Questa startup deve il suo nome alle ocean gyres, le correnti oceaniche fondamentali per l'ecosistema, oggi tristemente note perché intrappolano la plastica in enormi isole di rifiuti. ''La plastica negli oceani è uno dei più grandi problemi ambientali dei nostri tempi, basti pensare che ogni anno finiscono in mare 11 milioni di tonnellate di plastica, che mettono a rischio la vita di 1,4 milioni di specie che vivono sott'acqua. Una quantità di rifiuti che impatta, oltre che sull'ambiente, anche economicamente sul settore pesca per oltre 61 milioni di euro all'anno. Chi, meglio dei pescatori, può aiutarci a risolvere il problema?", dice Antonio Augeri, Ceo e co-fondatore di Ogyre.

Il 'fishing for litter', spiega, "non è altro che la raccolta dei rifiuti durante le normale attività di pesca: coinvolgiamo i pescherecci per farci aiutare a riportare a terra la plastica raccolta dalle reti, per una media di 60 chili al mese per ciascuna barca”. In cambio “li remuneriamo e li solleviamo da qualsiasi onere (di responsabilità ed economico) che deriva dallo smaltimento”, continua Augeri, secondo cui “il problema è che in Italia la 'pesca' dei rifiuti è ostacolata dalle normative vigenti, che assimilano i rifiuti marini ai rifiuti speciali; di conseguenza i costi e la responsabilità penale sono a carico dei pescatori, tanto che spesso questi ultimi sono costretti a ributtarli in mare invece di riportarli a terra”.

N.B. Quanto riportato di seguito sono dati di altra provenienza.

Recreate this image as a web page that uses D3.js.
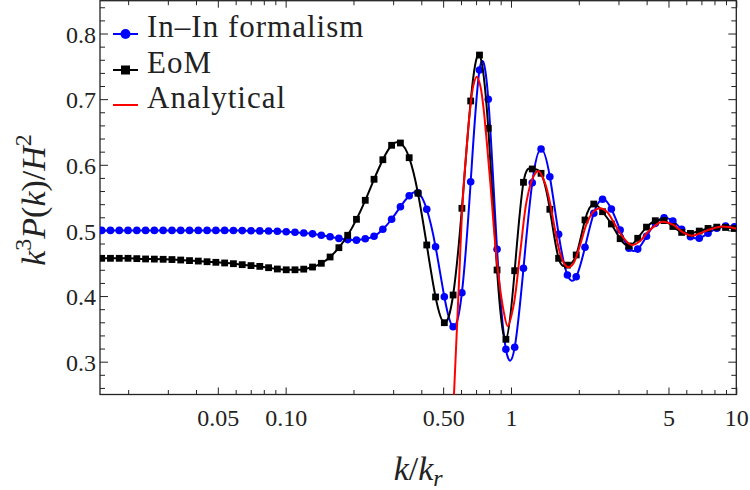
<html>

<head>
    <script src="https://d3js.org/d3.v7.min.js"></script>
    <style>
        body { margin: 0; background: #fff; }
        text { font-family: "Liberation Serif", serif; fill: #222; }
    </style>
</head>

<body>
    <svg id="power_svg" width="750" height="490"></svg>
    <script>
        // sample points of the two numerical curves (k / k_r)
        const kGrid = [0.01526, 0.01669, 0.01826, 0.01997, 0.02185, 0.02390, 0.02614, 0.02860, 0.03129, 0.03422,
            0.03744, 0.04096, 0.04480, 0.04901, 0.05361, 0.05865, 0.06416, 0.07019, 0.07678, 0.08399,
            0.09188, 0.1006, 0.1100, 0.1203, 0.1316, 0.1440, 0.1575, 0.1723, 0.1885, 0.2062,
            0.2256, 0.2468, 0.2700, 0.2953, 0.3231, 0.3534, 0.3866, 0.4229, 0.4627, 0.5061,
            0.5537, 0.6057, 0.6626, 0.7249, 0.7930, 0.8675, 0.9495, 1.0387, 1.1363, 1.2431,
            1.3599, 1.4877, 1.6275, 1.7803, 1.9477, 2.1307, 2.3309, 2.5500, 2.7895, 3.0514,
            3.3382, 3.6517, 3.9948, 4.3702, 4.7808, 5.2300, 5.7214, 6.2590, 6.8471, 7.4903,
            8.1939, 8.9640, 9.8062];

        const inInValues = [0.500, 0.500, 0.500, 0.500, 0.500, 0.500, 0.500, 0.500, 0.500, 0.500,
            0.500, 0.500, 0.500, 0.500, 0.500, 0.4998, 0.4997, 0.4995, 0.4993, 0.4990,
            0.4988, 0.4980, 0.4972, 0.4960, 0.4948, 0.4926, 0.4904, 0.4878, 0.4860, 0.4852,
            0.4872, 0.4910, 0.5017, 0.5170, 0.5361, 0.5529, 0.5575, 0.5322, 0.4752, 0.3990,
            0.3533, 0.4051, 0.5742, 0.7444, 0.6998, 0.4712, 0.3189, 0.3219, 0.4423, 0.5727,
            0.6240, 0.5818, 0.4941, 0.4321, 0.4295, 0.4743, 0.5261, 0.5474, 0.5326, 0.5006,
            0.4728, 0.4715, 0.4910, 0.5108, 0.5194, 0.5143, 0.5017, 0.4904, 0.4880, 0.4956,
            0.5032, 0.5067, 0.5057];

        const eomValues = [0.4575, 0.4575, 0.4575, 0.4575, 0.4570, 0.4565, 0.4563, 0.4560, 0.4556, 0.4549,
            0.4540, 0.4533, 0.4523, 0.4514, 0.4504, 0.4493, 0.4478, 0.4464, 0.4452, 0.4432,
            0.4412, 0.4400, 0.4400, 0.4410, 0.4442, 0.4499, 0.4595, 0.4737, 0.4926, 0.5169,
            0.5459, 0.5779, 0.6077, 0.6297, 0.6332, 0.6108, 0.5566, 0.4778, 0.3986, 0.3594,
            0.4016, 0.5337, 0.6972, 0.7672, 0.6556, 0.4397, 0.3341, 0.4386, 0.5733, 0.5936,
            0.5870, 0.5322, 0.4575, 0.4471, 0.4626, 0.5159, 0.5402, 0.5285, 0.5098, 0.4874,
            0.4763, 0.4880, 0.5050, 0.5148, 0.5150, 0.5060, 0.4970, 0.4955, 0.4990, 0.5030,
            0.5050, 0.5045, 0.5030];

        // analytical curve
        const analyticK = [0.5503, 0.5840, 0.6109, 0.6363, 0.6582, 0.6821, 0.7047, 0.7291, 0.7541, 0.8076,
            0.8647, 0.9254, 0.9678, 1.0249, 1.0975, 1.1752, 1.2573, 1.3236, 1.4167, 1.4913,
            1.5694, 1.6520, 1.7386, 1.7985, 1.8929, 2.0267, 2.1705, 2.3220, 2.4863, 2.6633,
            2.8489, 3.0508, 3.2674, 3.4386, 3.7436, 4.0087, 4.1466, 4.5930, 4.7502, 5.2615,
            5.8278, 6.3517, 6.9166, 7.6620, 8.4866, 9.3954, 10.0];
        const analyticValues = [0.200, 0.399, 0.546, 0.628, 0.6835, 0.722, 0.734, 0.722, 0.6885, 0.577,
            0.455, 0.379, 0.354, 0.384, 0.465, 0.546, 0.582, 0.5905, 0.5718, 0.5413,
            0.5006, 0.4651, 0.4473, 0.4438, 0.4499, 0.4778, 0.5108, 0.5285, 0.5337, 0.5285,
            0.5133, 0.4956, 0.4828, 0.4778, 0.4840, 0.4960, 0.5010, 0.5124, 0.5133, 0.5083,
            0.4965, 0.4920, 0.4956, 0.5017, 0.5057, 0.5047, 0.5026];

        const xMajorTicks = [0.05, 0.1, 0.5, 1, 5, 10];
        const xMajorLabels = ["0.05", "0.10", "0.50", "1", "5", "10"];
        const xMinorTicks = [0.02, 0.03, 0.04, 0.06, 0.07, 0.08, 0.09, 0.2, 0.3, 0.4, 0.6, 0.7, 0.8, 0.9,
            2, 3, 4, 6, 7, 8, 9];
        const yMajorTicks = [0.3, 0.4, 0.5, 0.6, 0.7, 0.8];
        const yMajorLabels = ["0.3", "0.4", "0.5", "0.6", "0.7", "0.8"];
        const yMinorTicks = [0.26, 0.28, 0.32, 0.34, 0.36, 0.38, 0.42, 0.44, 0.46, 0.48, 0.52, 0.54, 0.56, 0.58,
            0.62, 0.64, 0.66, 0.68, 0.72, 0.74, 0.76, 0.78, 0.82, 0.84];

        const legendNames = ["In\u2013In formalism", "EoM", "Analytical"];
        const seriesColors = ["#0000ff", "#000000", "#ff0000"];

        const svg = d3.select("#power_svg");
        const plotLeft = 100, plotRight = 736.3, plotTop = 0.7, plotBottom = 394.5;

        const xScale = d3.scaleLog().domain([0.015, 10]).range([plotLeft, plotRight]);
        const yScale = d3.scaleLinear().domain([0.25, 0.85]).range([plotBottom, plotTop]);

        svg.append("clipPath").attr("id", "plotclip")
            .append("rect")
            .attr("x", plotLeft).attr("y", plotTop)
            .attr("width", plotRight - plotLeft).attr("height", plotBottom - plotTop);

        // frame ticks (inside, Mathematica style)
        function styleAxis(g) {
            g.select(".domain").remove();
            g.attr("color", "#222").attr("font-family", "Liberation Serif, serif").attr("font-size", 24);
            g.selectAll("line").attr("stroke-width", 1);
        }

        svg.append("g").attr("transform", "translate(0," + plotBottom + ")")
            .call(d3.axisBottom(xScale).tickValues(xMajorTicks).tickSize(-7).tickPadding(14)
                .tickFormat((d, i) => xMajorLabels[i]))
            .call(styleAxis);
        svg.append("g").attr("transform", "translate(0," + plotBottom + ")")
            .call(d3.axisBottom(xScale).tickValues(xMinorTicks).tickSize(-4.5).tickFormat(""))
            .call(styleAxis);
        svg.append("g").attr("transform", "translate(0," + plotTop + ")")
            .call(d3.axisTop(xScale).tickValues(xMajorTicks).tickSize(-7).tickFormat(""))
            .call(styleAxis);
        svg.append("g").attr("transform", "translate(0," + plotTop + ")")
            .call(d3.axisTop(xScale).tickValues(xMinorTicks).tickSize(-4.5).tickFormat(""))
            .call(styleAxis);

        const leftAxis = svg.append("g").attr("transform", "translate(" + plotLeft + ",0)")
            .call(d3.axisLeft(yScale).tickValues(yMajorTicks).tickSize(-8).tickPadding(4)
                .tickFormat((d, i) => yMajorLabels[i]))
            .call(styleAxis);
        leftAxis.selectAll("text").attr("dy", "0.36em");
        svg.append("g").attr("transform", "translate(" + plotLeft + ",0)")
            .call(d3.axisLeft(yScale).tickValues(yMinorTicks).tickSize(-5).tickFormat(""))
            .call(styleAxis);
        svg.append("g").attr("transform", "translate(" + plotRight + ",0)")
            .call(d3.axisRight(yScale).tickValues(yMajorTicks).tickSize(-8).tickFormat(""))
            .call(styleAxis);
        svg.append("g").attr("transform", "translate(" + plotRight + ",0)")
            .call(d3.axisRight(yScale).tickValues(yMinorTicks).tickSize(-5).tickFormat(""))
            .call(styleAxis);

        svg.append("rect")
            .attr("x", plotLeft).attr("y", plotTop)
            .attr("width", plotRight - plotLeft).attr("height", plotBottom - plotTop)
            .attr("fill", "none").attr("stroke", "#222").attr("stroke-width", 1.3);

        // curves
        const plot = svg.append("g").attr("clip-path", "url(#plotclip)");

        const gridLine = d3.line()
            .x((d, i) => xScale(kGrid[i]))
            .y(d => yScale(d))
            .curve(d3.curveNatural);

        plot.append("path").datum(inInValues)
            .attr("d", gridLine).attr("fill", "none")
            .attr("stroke", seriesColors[0]).attr("stroke-width", 2);
        plot.selectAll(".inin").data(inInValues).enter().append("circle")
            .attr("class", "inin")
            .attr("cx", (d, i) => xScale(kGrid[i]))
            .attr("cy", d => yScale(d))
            .attr("r", 3.8)
            .attr("fill", seriesColors[0]);

        plot.append("path").datum(eomValues)
            .attr("d", gridLine).attr("fill", "none")
            .attr("stroke", seriesColors[1]).attr("stroke-width", 2);
        plot.selectAll(".eom").data(eomValues).enter().append("rect")
            .attr("class", "eom")
            .attr("x", (d, i) => xScale(kGrid[i]) - 3.4)
            .attr("y", d => yScale(d) - 3.4)
            .attr("width", 6.8).attr("height", 6.8)
            .attr("fill", seriesColors[1]);

        const analyticLine = d3.line()
            .x((d, i) => xScale(analyticK[i]))
            .y(d => yScale(d))
            .curve(d3.curveCatmullRom.alpha(0.5));
        plot.append("path").datum(analyticValues)
            .attr("d", analyticLine).attr("fill", "none")
            .attr("stroke", seriesColors[2]).attr("stroke-width", 2);

        // legend
        const legendY = [34, 70, 105];
        legendNames.forEach((name, i) => {
            let g = svg.append("g").attr("transform", "translate(113," + legendY[i] + ")");
            g.append("line").attr("x1", 0).attr("x2", 25).attr("y1", 0).attr("y2", 0)
                .attr("stroke", seriesColors[i]).attr("stroke-width", 2);
            if (i == 0) {
                g.append("circle").attr("cx", 12.5).attr("cy", 0).attr("r", 5).attr("fill", seriesColors[i]);
            } else if (i == 1) {
                g.append("rect").attr("x", 8).attr("y", -4.5).attr("width", 9).attr("height", 9)
                    .attr("fill", seriesColors[i]);
            }
            g.append("text").attr("x", 34).attr("y", 2.5)
                .attr("font-size", 31)
                .attr("letter-spacing", 1)
                .text(name);
        });

        // axis labels
        const xLabel = svg.append("text")
            .attr("x", (plotLeft + plotRight) / 2)
            .attr("y", 480)
            .attr("text-anchor", "middle")
            .attr("font-size", 34);
        xLabel.append("tspan").attr("font-style", "italic").text("k");
        xLabel.append("tspan").text("/");
        xLabel.append("tspan").attr("font-style", "italic").text("k");
        xLabel.append("tspan").attr("font-style", "italic").attr("font-size", 24).attr("dy", 6).text("r");

        const yLabel = svg.append("text")
            .attr("transform", "translate(45,200) rotate(-90)")
            .attr("text-anchor", "middle")
            .attr("font-size", 34);
        yLabel.append("tspan").attr("font-style", "italic").text("k");
        yLabel.append("tspan").attr("font-size", 24).attr("dy", -14).text("3");
        yLabel.append("tspan").attr("font-style", "italic").attr("dy", 14).text("P");
        yLabel.append("tspan").text("(");
        yLabel.append("tspan").attr("font-style", "italic").text("k");
        yLabel.append("tspan").text(")/");
        yLabel.append("tspan").attr("font-style", "italic").text("H");
        yLabel.append("tspan").attr("font-size", 24).attr("dy", -14).text("2");
    </script>
</body>

</html>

I rifiuti raccolti vengono stoccati direttamente a bordo in appositi sacchi, e una volta a terra, vengono smistati, catalogati e smaltiti correttamente attraverso istituti di ricerca o Ong partner che operano sul territorio: così si può studiare lo stato di salute del mare e mappare rifiuti e tipologia di impatto sugli ecosistemi marini. Il fishing for litter ha molteplici vantaggi: è una pratica semplice che non richiede implementazioni tecnologiche, ma sfrutta le reti dei pescatori che giornalmente vivono il mare. È vantaggiosa oltre che per l'ecosistema marino, per la salute dell'uomo e porta benefici sia per la pesca che per il turismo e le comunità locali.

Il progetto, partito ad aprile 2021, vede già coinvolti i porti di Cesenatico, Goro e Porto Garibaldi (Ferrara) con sette pescherecci partner attivi che solo nell'ultimo mese di attività hanno raccolto oltre 300 chili di rifiuti, e una roadmap di sviluppo che porterà la startup ad inaugurare altri 3 porti entro la fine del 2021, con l'obiettivo di coinvolgere almeno 60 pescherecci.